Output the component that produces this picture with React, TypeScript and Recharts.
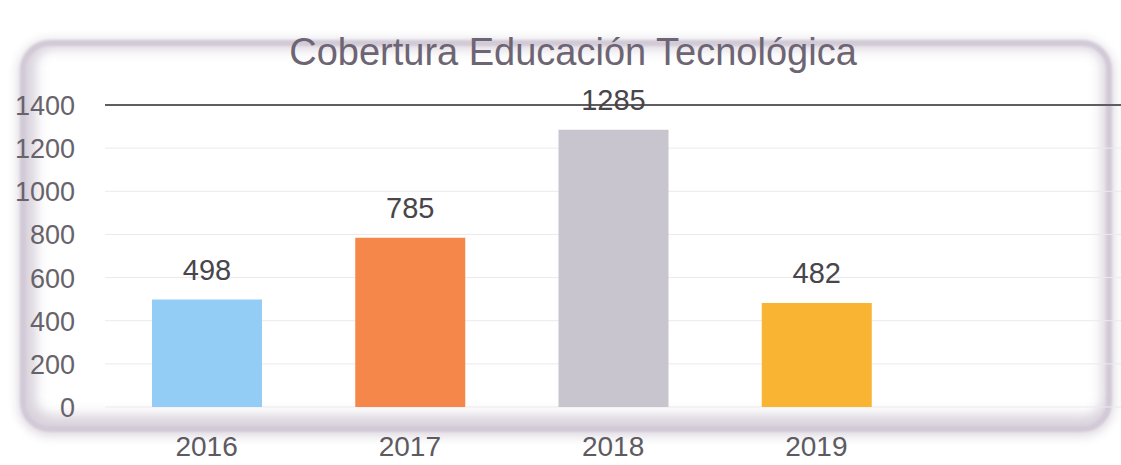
import React from 'react';
import { BarChart, Bar, XAxis, YAxis, CartesianGrid, ReferenceLine, LabelList, Cell } from 'recharts';

const title = 'Cobertura Educación Tecnológica';
const years = ['2016', '2017', '2018', '2019'];
const values = [498, 785, 1285, 482];
const barColors = ['#93cdf5', '#f5874b', '#c9c5cf', '#f8b432'];
const yTicks = [0, 200, 400, 600, 800, 1000, 1200, 1400];

const data = years.map((year, i) => ({ year, value: values[i] }));

const FONT = '"Liberation Sans", Arial, sans-serif';

const XTick = (props: any) => {
  const { x, y, payload } = props;
  return (
    <text x={x} y={y + 49} textAnchor="middle" fontFamily={FONT} fontSize={28} fill="#5e5a62">
      {payload.value}
    </text>
  );
};

const YTick = (props: any) => {
  const { x, y, payload } = props;
  return (
    <text x={x - 30} y={y + 10} textAnchor="end" fontFamily={FONT} fontSize={27} fill="#67636b">
      {payload.value}
    </text>
  );
};

const ValueLabel = (props: any) => {
  const { x, y, width, value } = props;
  return (
    <text x={x + width / 2} y={y - 20} textAnchor="middle" fontFamily={FONT} fontSize={29} fill="#48464a">
      {value}
    </text>
  );
};

export default function App() {
  return (
    <div style={{ position: 'absolute', left: 0, top: 0, width: 1121, height: 465, background: '#ffffff', overflow: 'hidden' }}>
      <div
        style={{
          position: 'absolute',
          left: 20,
          top: 40,
          width: 1092,
          height: 392,
          borderRadius: 30,
          border: '6px solid rgba(165,150,175,0.5)',
          boxShadow: 'inset 3px -4px 12px 7px rgba(160,145,170,0.4), 0 2px 8px 3px rgba(160,145,170,0.3)',
          boxSizing: 'border-box',
          filter: 'blur(1px)',
        }}
      />
      <div style={{ position: 'absolute', left: 0, top: 0 }}>
        <BarChart width={1121} height={465} data={data} margin={{ top: 105, right: 0, bottom: 0, left: 0 }}>
          <CartesianGrid horizontal={true} vertical={false} stroke="#ebe9ee" strokeWidth={1} />
          <XAxis
            dataKey="year"
            axisLine={false}
            tickLine={false}
            tickSize={0}
            tickMargin={0}
            height={58}
            padding={{ left: 0, right: 203 }}
            tick={<XTick />}
            interval={0}
          />
          <YAxis
            domain={[0, 1400]}
            ticks={yTicks}
            axisLine={false}
            tickLine={false}
            tickSize={0}
            tickMargin={0}
            width={105}
            tick={<YTick />}
            interval={0}
          />
          <ReferenceLine y={1400} stroke="#5f5d62" strokeWidth={2} />
          <Bar dataKey="value" barSize={110} isAnimationActive={false}>
            {data.map((d, i) => (
              <Cell key={d.year} fill={barColors[i]} />
            ))}
            <LabelList dataKey="value" content={<ValueLabel />} />
          </Bar>
        </BarChart>
      </div>
      <svg width={1121} height={465} style={{ position: 'absolute', left: 0, top: 0, pointerEvents: 'none' }}>
        <text x={573} y={65} textAnchor="middle" fontFamily={FONT} fontSize={38} fill="#6d6573">
          {title}
        </text>
      </svg>
    </div>
  );
}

### INSTRUCTION
Extract the full listing exactly, with the pictures left out.

### CORRECT RESULT
Output the component that produces this picture with React, TypeScript and Recharts.
import React from 'react';
import { BarChart, Bar, XAxis, YAxis, CartesianGrid, ReferenceLine, LabelList, Cell } from 'recharts';

const title = 'Cobertura Educación Tecnológica';
const years = ['2016', '2017', '2018', '2019'];
const values = [498, 785, 1285, 482];
const barColors = ['#93cdf5', '#f5874b', '#c9c5cf', '#f8b432'];
const yTicks = [0, 200, 400, 600, 800, 1000, 1200, 1400];

const data = years.map((year, i) => ({ year, value: values[i] }));

const FONT = '"Liberation Sans", Arial, sans-serif';

const XTick = (props: any) => {
  const { x, y, payload } = props;
  return (
    <text x={x} y={y + 49} textAnchor="middle" fontFamily={FONT} fontSize={28} fill="#5e5a62">
      {payload.value}
    </text>
  );
};

const YTick = (props: any) => {
  const { x, y, payload } = props;
  return (
    <text x={x - 30} y={y + 10} textAnchor="end" fontFamily={FONT} fontSize={27} fill="#67636b">
      {payload.value}
    </text>
  );
};

const ValueLabel = (props: any) => {
  const { x, y, width, value } = props;
  return (
    <text x={x + width / 2} y={y - 20} textAnchor="middle" fontFamily={FONT} fontSize={29} fill="#48464a">
      {value}
    </text>
  );
};

export default function App() {
  return (
    <div style={{ position: 'absolute', left: 0, top: 0, width: 1121, height: 465, background: '#ffffff', overflow: 'hidden' }}>
      <div
        style={{
          position: 'absolute',
          left: 20,
          top: 40,
          width: 1092,
          height: 392,
          borderRadius: 30,
          border: '6px solid rgba(165,150,175,0.5)',
          boxShadow: 'inset 3px -4px 12px 7px rgba(160,145,170,0.4), 0 2px 8px 3px rgba(160,145,170,0.3)',
          boxSizing: 'border-box',
          filter: 'blur(1px)',
        }}
      />
      <div style={{ position: 'absolute', left: 0, top: 0 }}>
        <BarChart width={1121} height={465} data={data} margin={{ top: 105, right: 0, bottom: 0, left: 0 }}>
          <CartesianGrid horizontal={true} vertical={false} stroke="#ebe9ee" strokeWidth={1} />
          <XAxis
            dataKey="year"
            axisLine={false}
            tickLine={false}
            tickSize={0}
            tickMargin={0}
            height={58}
            padding={{ left: 0, right: 203 }}
            tick={<XTick />}
            interval={0}
          />
          <YAxis
            domain={[0, 1400]}
            ticks={yTicks}
            axisLine={false}
            tickLine={false}
            tickSize={0}
            tickMargin={0}
            width={105}
            tick={<YTick />}
            interval={0}
          />
          <ReferenceLine y={1400} stroke="#5f5d62" strokeWidth={2} />
          <Bar dataKey="value" barSize={110} isAnimationActive={false}>
            {data.map((d, i) => (
              <Cell key={d.year} fill={barColors[i]} />
            ))}
            <LabelList dataKey="value" content={<ValueLabel />} />
          </Bar>
        </BarChart>
      </div>
      <svg width={1121} height={465} style={{ position: 'absolute', left: 0, top: 0, pointerEvents: 'none' }}>
        <text x={573} y={65} textAnchor="middle" fontFamily={FONT} fontSize={38} fill="#6d6573">
          {title}
        </text>
      </svg>
    </div>
  );
}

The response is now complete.